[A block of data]

★ ★ ★

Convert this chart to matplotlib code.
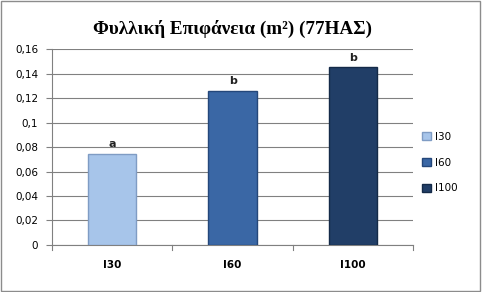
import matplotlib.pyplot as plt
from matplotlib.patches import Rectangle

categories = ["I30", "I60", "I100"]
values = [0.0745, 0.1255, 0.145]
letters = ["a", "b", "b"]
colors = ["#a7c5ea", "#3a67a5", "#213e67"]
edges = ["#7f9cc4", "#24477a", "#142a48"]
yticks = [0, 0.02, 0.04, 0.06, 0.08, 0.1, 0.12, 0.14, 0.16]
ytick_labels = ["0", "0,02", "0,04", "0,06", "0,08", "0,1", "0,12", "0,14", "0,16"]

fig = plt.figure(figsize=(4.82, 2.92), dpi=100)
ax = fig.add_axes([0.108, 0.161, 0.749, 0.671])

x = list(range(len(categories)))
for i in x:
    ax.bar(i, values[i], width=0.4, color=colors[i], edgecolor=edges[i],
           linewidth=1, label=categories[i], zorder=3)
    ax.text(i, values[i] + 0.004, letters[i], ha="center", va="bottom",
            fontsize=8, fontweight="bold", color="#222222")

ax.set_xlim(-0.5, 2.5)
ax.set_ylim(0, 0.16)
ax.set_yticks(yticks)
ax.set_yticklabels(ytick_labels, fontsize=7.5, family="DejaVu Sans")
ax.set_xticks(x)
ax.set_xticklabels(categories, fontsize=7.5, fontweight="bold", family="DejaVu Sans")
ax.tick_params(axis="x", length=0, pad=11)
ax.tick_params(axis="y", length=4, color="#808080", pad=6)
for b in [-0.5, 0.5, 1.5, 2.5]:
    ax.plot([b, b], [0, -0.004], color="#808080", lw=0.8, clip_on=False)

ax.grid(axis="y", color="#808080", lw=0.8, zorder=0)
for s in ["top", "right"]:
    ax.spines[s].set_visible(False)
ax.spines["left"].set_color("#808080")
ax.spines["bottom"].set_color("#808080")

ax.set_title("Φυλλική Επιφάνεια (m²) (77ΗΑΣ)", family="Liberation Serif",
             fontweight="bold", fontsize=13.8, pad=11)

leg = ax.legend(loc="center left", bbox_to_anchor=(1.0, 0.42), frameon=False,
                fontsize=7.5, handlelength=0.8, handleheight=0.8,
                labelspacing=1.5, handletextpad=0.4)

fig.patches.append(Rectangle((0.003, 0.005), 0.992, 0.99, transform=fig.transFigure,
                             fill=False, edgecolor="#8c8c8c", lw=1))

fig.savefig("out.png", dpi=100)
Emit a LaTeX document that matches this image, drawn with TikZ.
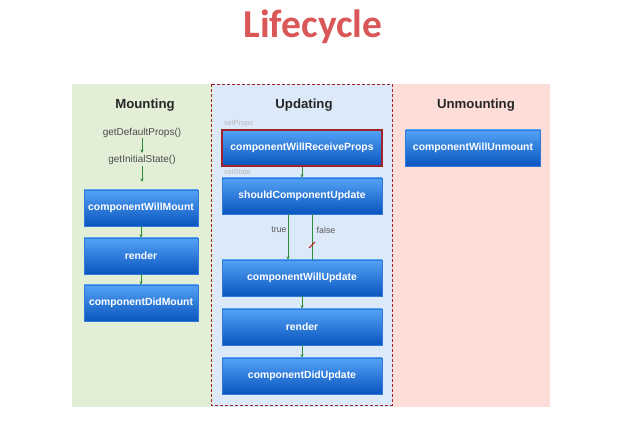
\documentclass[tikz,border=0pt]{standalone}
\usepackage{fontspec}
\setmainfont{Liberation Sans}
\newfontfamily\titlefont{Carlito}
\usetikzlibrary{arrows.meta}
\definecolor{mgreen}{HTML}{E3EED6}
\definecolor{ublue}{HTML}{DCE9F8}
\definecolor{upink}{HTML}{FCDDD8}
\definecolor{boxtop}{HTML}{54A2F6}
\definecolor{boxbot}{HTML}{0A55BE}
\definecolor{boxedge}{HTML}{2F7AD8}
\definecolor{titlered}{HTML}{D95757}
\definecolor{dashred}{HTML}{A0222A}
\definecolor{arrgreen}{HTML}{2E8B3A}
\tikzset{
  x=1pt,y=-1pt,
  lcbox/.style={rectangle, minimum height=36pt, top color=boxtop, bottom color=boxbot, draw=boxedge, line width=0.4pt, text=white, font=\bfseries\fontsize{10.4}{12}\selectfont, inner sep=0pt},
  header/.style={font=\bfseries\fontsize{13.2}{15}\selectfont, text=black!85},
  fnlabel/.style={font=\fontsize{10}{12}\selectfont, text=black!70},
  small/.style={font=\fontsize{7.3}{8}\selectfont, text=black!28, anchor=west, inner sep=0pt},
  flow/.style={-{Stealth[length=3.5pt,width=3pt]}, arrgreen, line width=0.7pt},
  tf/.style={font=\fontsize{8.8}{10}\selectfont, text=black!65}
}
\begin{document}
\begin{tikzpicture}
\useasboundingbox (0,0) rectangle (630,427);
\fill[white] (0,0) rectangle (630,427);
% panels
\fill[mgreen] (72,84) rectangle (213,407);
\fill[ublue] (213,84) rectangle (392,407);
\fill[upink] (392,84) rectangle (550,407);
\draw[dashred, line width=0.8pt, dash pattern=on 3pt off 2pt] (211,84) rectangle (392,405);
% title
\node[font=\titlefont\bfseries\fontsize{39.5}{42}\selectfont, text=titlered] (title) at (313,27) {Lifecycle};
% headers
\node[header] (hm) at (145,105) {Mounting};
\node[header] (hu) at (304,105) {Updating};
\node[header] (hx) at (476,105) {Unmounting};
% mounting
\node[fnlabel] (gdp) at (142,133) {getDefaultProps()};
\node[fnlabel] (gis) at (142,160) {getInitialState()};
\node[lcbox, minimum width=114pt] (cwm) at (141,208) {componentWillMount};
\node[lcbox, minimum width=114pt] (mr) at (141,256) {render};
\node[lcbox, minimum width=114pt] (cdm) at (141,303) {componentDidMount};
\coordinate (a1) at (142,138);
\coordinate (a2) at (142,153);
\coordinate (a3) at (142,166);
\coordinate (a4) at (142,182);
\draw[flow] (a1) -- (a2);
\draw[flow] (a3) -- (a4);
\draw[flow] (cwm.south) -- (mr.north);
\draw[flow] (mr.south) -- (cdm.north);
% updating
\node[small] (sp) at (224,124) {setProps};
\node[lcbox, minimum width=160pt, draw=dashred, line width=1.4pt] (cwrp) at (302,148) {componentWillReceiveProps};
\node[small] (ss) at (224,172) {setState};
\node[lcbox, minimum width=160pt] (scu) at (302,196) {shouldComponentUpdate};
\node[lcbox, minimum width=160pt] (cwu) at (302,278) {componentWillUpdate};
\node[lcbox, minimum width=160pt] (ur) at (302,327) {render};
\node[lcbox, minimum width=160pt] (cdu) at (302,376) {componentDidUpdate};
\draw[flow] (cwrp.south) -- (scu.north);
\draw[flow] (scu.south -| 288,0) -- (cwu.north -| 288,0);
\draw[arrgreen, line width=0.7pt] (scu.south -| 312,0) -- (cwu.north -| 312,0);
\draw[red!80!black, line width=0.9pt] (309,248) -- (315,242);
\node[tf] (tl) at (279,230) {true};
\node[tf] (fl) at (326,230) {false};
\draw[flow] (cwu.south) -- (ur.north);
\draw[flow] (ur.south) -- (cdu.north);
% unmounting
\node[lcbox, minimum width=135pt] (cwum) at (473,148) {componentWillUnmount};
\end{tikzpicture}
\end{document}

★ ★ ★

• EXERCISE: Except for the pictures, give all the material above again verbatim.

• SOLUTION:
Convert this chart to matplotlib code.
import matplotlib.pyplot as plt
from matplotlib.patches import Rectangle

categories = ["I30", "I60", "I100"]
values = [0.0745, 0.1255, 0.145]
letters = ["a", "b", "b"]
colors = ["#a7c5ea", "#3a67a5", "#213e67"]
edges = ["#7f9cc4", "#24477a", "#142a48"]
yticks = [0, 0.02, 0.04, 0.06, 0.08, 0.1, 0.12, 0.14, 0.16]
ytick_labels = ["0", "0,02", "0,04", "0,06", "0,08", "0,1", "0,12", "0,14", "0,16"]

fig = plt.figure(figsize=(4.82, 2.92), dpi=100)
ax = fig.add_axes([0.108, 0.161, 0.749, 0.671])

x = list(range(len(categories)))
for i in x:
    ax.bar(i, values[i], width=0.4, color=colors[i], edgecolor=edges[i],
           linewidth=1, label=categories[i], zorder=3)
    ax.text(i, values[i] + 0.004, letters[i], ha="center", va="bottom",
            fontsize=8, fontweight="bold", color="#222222")

ax.set_xlim(-0.5, 2.5)
ax.set_ylim(0, 0.16)
ax.set_yticks(yticks)
ax.set_yticklabels(ytick_labels, fontsize=7.5, family="DejaVu Sans")
ax.set_xticks(x)
ax.set_xticklabels(categories, fontsize=7.5, fontweight="bold", family="DejaVu Sans")
ax.tick_params(axis="x", length=0, pad=11)
ax.tick_params(axis="y", length=4, color="#808080", pad=6)
for b in [-0.5, 0.5, 1.5, 2.5]:
    ax.plot([b, b], [0, -0.004], color="#808080", lw=0.8, clip_on=False)

ax.grid(axis="y", color="#808080", lw=0.8, zorder=0)
for s in ["top", "right"]:
    ax.spines[s].set_visible(False)
ax.spines["left"].set_color("#808080")
ax.spines["bottom"].set_color("#808080")

ax.set_title("Φυλλική Επιφάνεια (m²) (77ΗΑΣ)", family="Liberation Serif",
             fontweight="bold", fontsize=13.8, pad=11)

leg = ax.legend(loc="center left", bbox_to_anchor=(1.0, 0.42), frameon=False,
                fontsize=7.5, handlelength=0.8, handleheight=0.8,
                labelspacing=1.5, handletextpad=0.4)

fig.patches.append(Rectangle((0.003, 0.005), 0.992, 0.99, transform=fig.transFigure,
                             fill=False, edgecolor="#8c8c8c", lw=1))

fig.savefig("out.png", dpi=100)
Emit a LaTeX document that matches this image, drawn with TikZ.
\documentclass[tikz,border=0pt]{standalone}
\usepackage{fontspec}
\setmainfont{Liberation Sans}
\newfontfamily\titlefont{Carlito}
\usetikzlibrary{arrows.meta}
\definecolor{mgreen}{HTML}{E3EED6}
\definecolor{ublue}{HTML}{DCE9F8}
\definecolor{upink}{HTML}{FCDDD8}
\definecolor{boxtop}{HTML}{54A2F6}
\definecolor{boxbot}{HTML}{0A55BE}
\definecolor{boxedge}{HTML}{2F7AD8}
\definecolor{titlered}{HTML}{D95757}
\definecolor{dashred}{HTML}{A0222A}
\definecolor{arrgreen}{HTML}{2E8B3A}
\tikzset{
  x=1pt,y=-1pt,
  lcbox/.style={rectangle, minimum height=36pt, top color=boxtop, bottom color=boxbot, draw=boxedge, line width=0.4pt, text=white, font=\bfseries\fontsize{10.4}{12}\selectfont, inner sep=0pt},
  header/.style={font=\bfseries\fontsize{13.2}{15}\selectfont, text=black!85},
  fnlabel/.style={font=\fontsize{10}{12}\selectfont, text=black!70},
  small/.style={font=\fontsize{7.3}{8}\selectfont, text=black!28, anchor=west, inner sep=0pt},
  flow/.style={-{Stealth[length=3.5pt,width=3pt]}, arrgreen, line width=0.7pt},
  tf/.style={font=\fontsize{8.8}{10}\selectfont, text=black!65}
}
\begin{document}
\begin{tikzpicture}
\useasboundingbox (0,0) rectangle (630,427);
\fill[white] (0,0) rectangle (630,427);
% panels
\fill[mgreen] (72,84) rectangle (213,407);
\fill[ublue] (213,84) rectangle (392,407);
\fill[upink] (392,84) rectangle (550,407);
\draw[dashred, line width=0.8pt, dash pattern=on 3pt off 2pt] (211,84) rectangle (392,405);
% title
\node[font=\titlefont\bfseries\fontsize{39.5}{42}\selectfont, text=titlered] (title) at (313,27) {Lifecycle};
% headers
\node[header] (hm) at (145,105) {Mounting};
\node[header] (hu) at (304,105) {Updating};
\node[header] (hx) at (476,105) {Unmounting};
% mounting
\node[fnlabel] (gdp) at (142,133) {getDefaultProps()};
\node[fnlabel] (gis) at (142,160) {getInitialState()};
\node[lcbox, minimum width=114pt] (cwm) at (141,208) {componentWillMount};
\node[lcbox, minimum width=114pt] (mr) at (141,256) {render};
\node[lcbox, minimum width=114pt] (cdm) at (141,303) {componentDidMount};
\coordinate (a1) at (142,138);
\coordinate (a2) at (142,153);
\coordinate (a3) at (142,166);
\coordinate (a4) at (142,182);
\draw[flow] (a1) -- (a2);
\draw[flow] (a3) -- (a4);
\draw[flow] (cwm.south) -- (mr.north);
\draw[flow] (mr.south) -- (cdm.north);
% updating
\node[small] (sp) at (224,124) {setProps};
\node[lcbox, minimum width=160pt, draw=dashred, line width=1.4pt] (cwrp) at (302,148) {componentWillReceiveProps};
\node[small] (ss) at (224,172) {setState};
\node[lcbox, minimum width=160pt] (scu) at (302,196) {shouldComponentUpdate};
\node[lcbox, minimum width=160pt] (cwu) at (302,278) {componentWillUpdate};
\node[lcbox, minimum width=160pt] (ur) at (302,327) {render};
\node[lcbox, minimum width=160pt] (cdu) at (302,376) {componentDidUpdate};
\draw[flow] (cwrp.south) -- (scu.north);
\draw[flow] (scu.south -| 288,0) -- (cwu.north -| 288,0);
\draw[arrgreen, line width=0.7pt] (scu.south -| 312,0) -- (cwu.north -| 312,0);
\draw[red!80!black, line width=0.9pt] (309,248) -- (315,242);
\node[tf] (tl) at (279,230) {true};
\node[tf] (fl) at (326,230) {false};
\draw[flow] (cwu.south) -- (ur.north);
\draw[flow] (ur.south) -- (cdu.north);
% unmounting
\node[lcbox, minimum width=135pt] (cwum) at (473,148) {componentWillUnmount};
\end{tikzpicture}
\end{document}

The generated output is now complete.